Tableau is a great visualization tool, but as with all software, we must be careful with verifying the results
Applies to:
Extracted data, not Live data
Decimal numbers
Tableau Idea– Please go here and upvote the enhancement
https://community.tableau.com/ideas/8036
Tableau Support
Case: 03336687
Case Description: Decimal 2, fields upon calculation resulting in scientific notation results
Problem statement:
Data from SQL Server set as Numeric Precision 15 and Numeric Scale 2 resulted in a Tableau Extract conversion to Double Precision Float. The conversion led to inaccurate calculation results and a failure during project delivery.

The Story:
During final project delivery — Tableau visualization user acceptance testing — my client identified a handful missing records. The quantity was less than a dozen out of about 200K records — this is not exactly where you want to be. I needed details and fast as we had to deliver. We had to pull out the magnet and find that needle in the haystack…
–I had a hunch–
I asked my developer to send me the records that were identified and what filters and calculations applied to the records in question. And that last one, calculations was the key.
Calculations as Filters–
We were omitting records where a threshold had not been crossed. Tableau said we did not meet the threshold, but the same calculation in SQL Server said we had, as did the client’s original report.
Why?
Bits — Decimals are often not handled well by software — Precision settings matter.
Fixed Precision should inherit to the target –Tableau does not upon extract.
Extraction of SQL Server Fixed Precision 2 decimal field as of 10/20/2017 results in the very different Double Precision Float. The result is some decimal values will be converted to a less accurate value resulting in a potential fractional variances when performing calculations often in the 10-16th decimal place.
Actual Failure At Client:

(data selected to simply show decimal value error)
The left side shows the original 2 decimal fields AMT Paid and Clr Manually plus the simple addition calculation [Amt Paid] + [Clr Manually]
To see the Actual value in Tableau Push the decimal values out. The error –> a “1” at the 10th decimal place caused by Double Precision Float binary conversion limitation (likely 32 or 64 bit limit).

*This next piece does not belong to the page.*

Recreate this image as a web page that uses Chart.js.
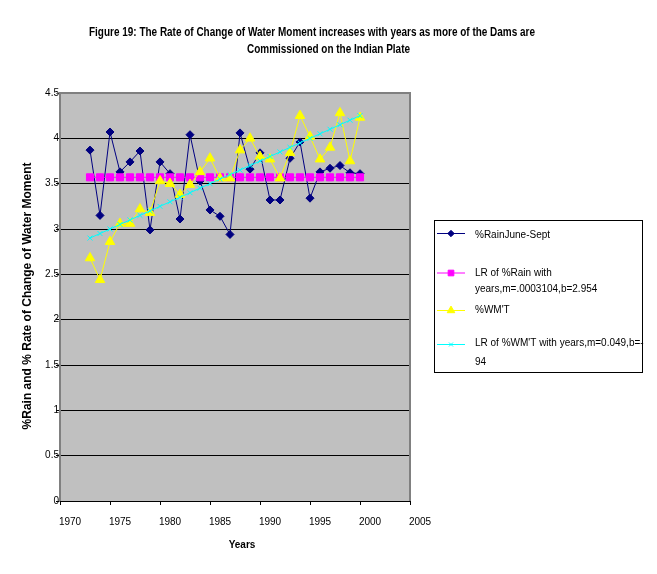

Notice the source fields do not add to the final field value?
If we set a control as either
<= 230.82 or = 230.82
Appears to meet the rule, but will not in a calculation
Reason: The actual value in Tableau is not the original 2 decimal value
The good news:
We were able to deliver the solution — Unfortunately by rounding in the calculation, which I cautioned as a functional, but inaccurate solution.
Testing and Solutions:
Testing with MS Access setting the field definition to currency fixes this when you extract. ***I have not fully vetted this with all possibilities***

I will be updating this with SQL Server testing soon (as time permits)
Tableau Level Workarounds:
Round values
Multiply values by 100, wrap in INT() perform calc, then divide by 100
Datasource workarounds:
MS Access — Currency setting –Note only good for 2 decimal places — Tableau seems to work on extract
SQL server — Money setting (I will be verifying this soon)
What isn’t helped:
Numeric values that must be exactly a specific number of decimals i.e. non-monetary fields or fields with more decimals than monetary fields will accept.